### Information provided:
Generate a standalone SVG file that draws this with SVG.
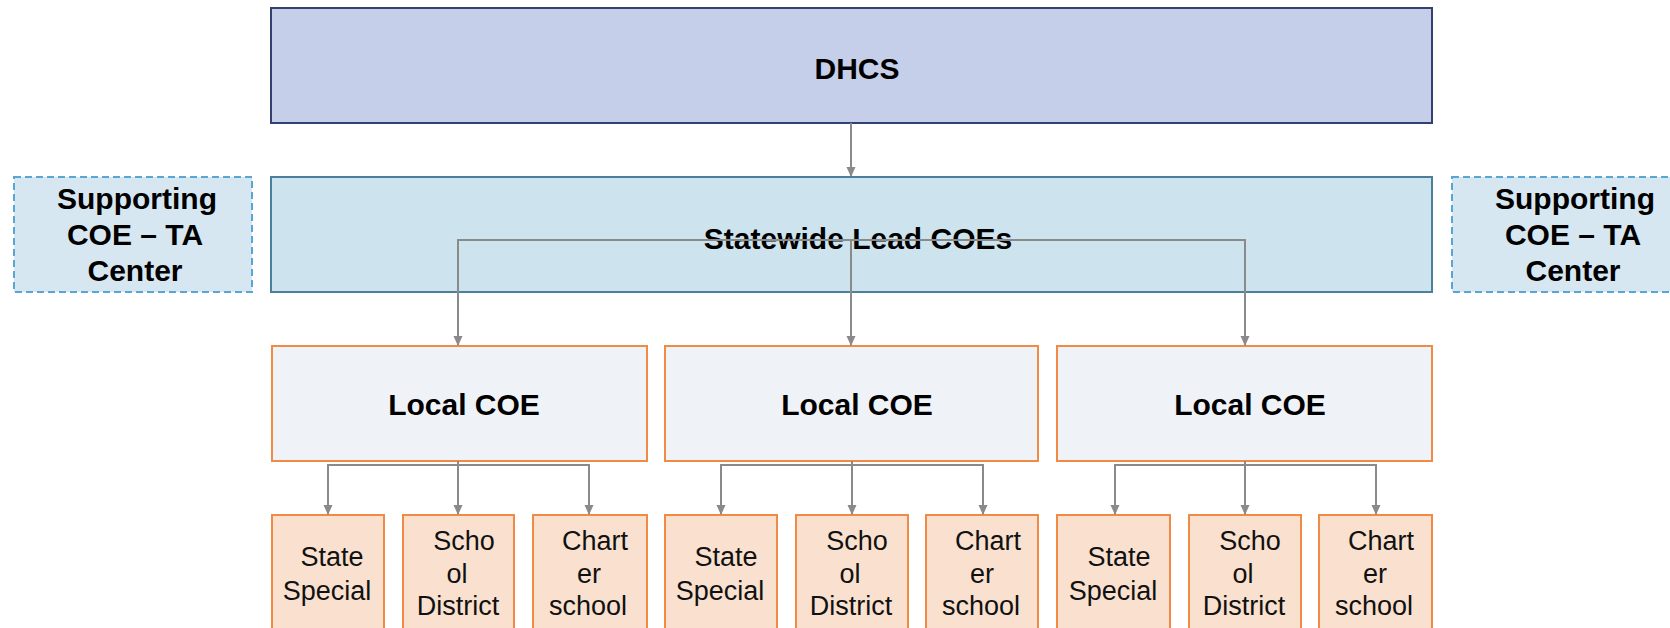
<svg xmlns="http://www.w3.org/2000/svg" width="1670" height="628" viewBox="0 0 1670 628">
<defs>
<marker id="ah" markerWidth="10" markerHeight="10" refX="9" refY="5" orient="auto" markerUnits="userSpaceOnUse">
<path d="M0,0.5 L10,5 L0,9.5 Z" fill="#8a8a8a"/>
</marker>
<style>
.hd{font-family:"Liberation Sans",Arial,sans-serif;font-weight:bold;font-size:30px;fill:#000;text-anchor:middle}
.sm{font-family:"Liberation Sans",Arial,sans-serif;font-size:27px;fill:#111;text-anchor:middle}
.dhcs{fill:#c5cfea;stroke:#34406f;stroke-width:2}
.slc{fill:#cde3ee;stroke:#4c7f9c;stroke-width:2}
.sup{fill:#d7e7f1;stroke:#5aa6d2;stroke-width:2;stroke-dasharray:7 4}
.loc{fill:#eff3f7;stroke:#f08a45;stroke-width:2}
.leaf{fill:#fae1cf;stroke:#f08a45;stroke-width:2}
.cn{fill:none;stroke:#8a8a8a;stroke-width:2}
</style>
</defs>
<rect width="1670" height="628" fill="#fff"/>

<g id="dhcs"><rect class="dhcs" x="271" y="8" width="1161" height="115"/><text class="hd" x="857" y="79">DHCS</text></g>
<g id="statewide"><rect class="slc" x="271" y="177" width="1161" height="115"/><text class="hd" x="858" y="249">Statewide Lead COEs</text></g>
<g id="support-left"><rect class="sup" x="14" y="177" width="238" height="115"/>
<text class="hd" x="137" y="209">Supporting</text><text class="hd" x="135" y="245">COE – TA</text><text class="hd" x="135" y="281">Center</text></g>
<g id="support-right"><rect class="sup" x="1452" y="177" width="238" height="115"/>
<text class="hd" x="1575" y="209">Supporting</text><text class="hd" x="1573" y="245">COE – TA</text><text class="hd" x="1573" y="281">Center</text></g>

<g id="local1"><rect class="loc" x="272" y="346" width="375" height="115"/><text class="hd" x="464" y="415">Local COE</text></g>
<g id="local2"><rect class="loc" x="665" y="346" width="373" height="115"/><text class="hd" x="857" y="415">Local COE</text></g>
<g id="local3"><rect class="loc" x="1057" y="346" width="375" height="115"/><text class="hd" x="1250" y="415">Local COE</text></g>

<g id="leaf1a"><rect class="leaf" x="272" y="515" width="112" height="130"/><text class="sm" x="332" y="566">State</text><text class="sm" x="327" y="600">Special</text></g>
<g id="leaf1b"><rect class="leaf" x="403" y="515" width="111" height="130"/><text class="sm" x="464" y="550">Scho</text><text class="sm" x="457" y="583">ol</text><text class="sm" x="458" y="615">District</text></g>
<g id="leaf1c"><rect class="leaf" x="533" y="515" width="114" height="130"/><text class="sm" x="595" y="550">Chart</text><text class="sm" x="589" y="583">er</text><text class="sm" x="588" y="615">school</text></g>

<g id="leaf2a"><rect class="leaf" x="665" y="515" width="112" height="130"/><text class="sm" x="726" y="566">State</text><text class="sm" x="720" y="600">Special</text></g>
<g id="leaf2b"><rect class="leaf" x="796" y="515" width="112" height="130"/><text class="sm" x="857" y="550">Scho</text><text class="sm" x="850" y="583">ol</text><text class="sm" x="851" y="615">District</text></g>
<g id="leaf2c"><rect class="leaf" x="926" y="515" width="112" height="130"/><text class="sm" x="988" y="550">Chart</text><text class="sm" x="982" y="583">er</text><text class="sm" x="981" y="615">school</text></g>

<g id="leaf3a"><rect class="leaf" x="1057" y="515" width="113" height="130"/><text class="sm" x="1119" y="566">State</text><text class="sm" x="1113" y="600">Special</text></g>
<g id="leaf3b"><rect class="leaf" x="1189" y="515" width="112" height="130"/><text class="sm" x="1250" y="550">Scho</text><text class="sm" x="1243" y="583">ol</text><text class="sm" x="1244" y="615">District</text></g>
<g id="leaf3c"><rect class="leaf" x="1319" y="515" width="113" height="130"/><text class="sm" x="1381" y="550">Chart</text><text class="sm" x="1375" y="583">er</text><text class="sm" x="1374" y="615">school</text></g>

<g id="connectors">
<path class="cn" d="M851,123 V176" marker-end="url(#ah)"/>
<path class="cn" d="M851,240 H458 V345" marker-end="url(#ah)"/>
<path class="cn" d="M851,240 V345" marker-end="url(#ah)"/>
<path class="cn" d="M851,240 H1245 V345" marker-end="url(#ah)"/>

<path class="cn" d="M458,461 V465 H328 V514" marker-end="url(#ah)"/>
<path class="cn" d="M458,461 V514" marker-end="url(#ah)"/>
<path class="cn" d="M458,465 H589 V514" marker-end="url(#ah)"/>

<path class="cn" d="M852,461 V465 H721 V514" marker-end="url(#ah)"/>
<path class="cn" d="M852,461 V514" marker-end="url(#ah)"/>
<path class="cn" d="M852,465 H983 V514" marker-end="url(#ah)"/>

<path class="cn" d="M1245,461 V465 H1115 V514" marker-end="url(#ah)"/>
<path class="cn" d="M1245,461 V514" marker-end="url(#ah)"/>
<path class="cn" d="M1245,465 H1376 V514" marker-end="url(#ah)"/>
</g>
</svg>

### Exercise objective:
Make an exact copy of the whole listing, but don't bring over any pictures.

### The reply:
Generate a standalone SVG file that draws this with SVG.
<svg xmlns="http://www.w3.org/2000/svg" width="1670" height="628" viewBox="0 0 1670 628">
<defs>
<marker id="ah" markerWidth="10" markerHeight="10" refX="9" refY="5" orient="auto" markerUnits="userSpaceOnUse">
<path d="M0,0.5 L10,5 L0,9.5 Z" fill="#8a8a8a"/>
</marker>
<style>
.hd{font-family:"Liberation Sans",Arial,sans-serif;font-weight:bold;font-size:30px;fill:#000;text-anchor:middle}
.sm{font-family:"Liberation Sans",Arial,sans-serif;font-size:27px;fill:#111;text-anchor:middle}
.dhcs{fill:#c5cfea;stroke:#34406f;stroke-width:2}
.slc{fill:#cde3ee;stroke:#4c7f9c;stroke-width:2}
.sup{fill:#d7e7f1;stroke:#5aa6d2;stroke-width:2;stroke-dasharray:7 4}
.loc{fill:#eff3f7;stroke:#f08a45;stroke-width:2}
.leaf{fill:#fae1cf;stroke:#f08a45;stroke-width:2}
.cn{fill:none;stroke:#8a8a8a;stroke-width:2}
</style>
</defs>
<rect width="1670" height="628" fill="#fff"/>

<g id="dhcs"><rect class="dhcs" x="271" y="8" width="1161" height="115"/><text class="hd" x="857" y="79">DHCS</text></g>
<g id="statewide"><rect class="slc" x="271" y="177" width="1161" height="115"/><text class="hd" x="858" y="249">Statewide Lead COEs</text></g>
<g id="support-left"><rect class="sup" x="14" y="177" width="238" height="115"/>
<text class="hd" x="137" y="209">Supporting</text><text class="hd" x="135" y="245">COE – TA</text><text class="hd" x="135" y="281">Center</text></g>
<g id="support-right"><rect class="sup" x="1452" y="177" width="238" height="115"/>
<text class="hd" x="1575" y="209">Supporting</text><text class="hd" x="1573" y="245">COE – TA</text><text class="hd" x="1573" y="281">Center</text></g>

<g id="local1"><rect class="loc" x="272" y="346" width="375" height="115"/><text class="hd" x="464" y="415">Local COE</text></g>
<g id="local2"><rect class="loc" x="665" y="346" width="373" height="115"/><text class="hd" x="857" y="415">Local COE</text></g>
<g id="local3"><rect class="loc" x="1057" y="346" width="375" height="115"/><text class="hd" x="1250" y="415">Local COE</text></g>

<g id="leaf1a"><rect class="leaf" x="272" y="515" width="112" height="130"/><text class="sm" x="332" y="566">State</text><text class="sm" x="327" y="600">Special</text></g>
<g id="leaf1b"><rect class="leaf" x="403" y="515" width="111" height="130"/><text class="sm" x="464" y="550">Scho</text><text class="sm" x="457" y="583">ol</text><text class="sm" x="458" y="615">District</text></g>
<g id="leaf1c"><rect class="leaf" x="533" y="515" width="114" height="130"/><text class="sm" x="595" y="550">Chart</text><text class="sm" x="589" y="583">er</text><text class="sm" x="588" y="615">school</text></g>

<g id="leaf2a"><rect class="leaf" x="665" y="515" width="112" height="130"/><text class="sm" x="726" y="566">State</text><text class="sm" x="720" y="600">Special</text></g>
<g id="leaf2b"><rect class="leaf" x="796" y="515" width="112" height="130"/><text class="sm" x="857" y="550">Scho</text><text class="sm" x="850" y="583">ol</text><text class="sm" x="851" y="615">District</text></g>
<g id="leaf2c"><rect class="leaf" x="926" y="515" width="112" height="130"/><text class="sm" x="988" y="550">Chart</text><text class="sm" x="982" y="583">er</text><text class="sm" x="981" y="615">school</text></g>

<g id="leaf3a"><rect class="leaf" x="1057" y="515" width="113" height="130"/><text class="sm" x="1119" y="566">State</text><text class="sm" x="1113" y="600">Special</text></g>
<g id="leaf3b"><rect class="leaf" x="1189" y="515" width="112" height="130"/><text class="sm" x="1250" y="550">Scho</text><text class="sm" x="1243" y="583">ol</text><text class="sm" x="1244" y="615">District</text></g>
<g id="leaf3c"><rect class="leaf" x="1319" y="515" width="113" height="130"/><text class="sm" x="1381" y="550">Chart</text><text class="sm" x="1375" y="583">er</text><text class="sm" x="1374" y="615">school</text></g>

<g id="connectors">
<path class="cn" d="M851,123 V176" marker-end="url(#ah)"/>
<path class="cn" d="M851,240 H458 V345" marker-end="url(#ah)"/>
<path class="cn" d="M851,240 V345" marker-end="url(#ah)"/>
<path class="cn" d="M851,240 H1245 V345" marker-end="url(#ah)"/>

<path class="cn" d="M458,461 V465 H328 V514" marker-end="url(#ah)"/>
<path class="cn" d="M458,461 V514" marker-end="url(#ah)"/>
<path class="cn" d="M458,465 H589 V514" marker-end="url(#ah)"/>

<path class="cn" d="M852,461 V465 H721 V514" marker-end="url(#ah)"/>
<path class="cn" d="M852,461 V514" marker-end="url(#ah)"/>
<path class="cn" d="M852,465 H983 V514" marker-end="url(#ah)"/>

<path class="cn" d="M1245,461 V465 H1115 V514" marker-end="url(#ah)"/>
<path class="cn" d="M1245,461 V514" marker-end="url(#ah)"/>
<path class="cn" d="M1245,465 H1376 V514" marker-end="url(#ah)"/>
</g>
</svg>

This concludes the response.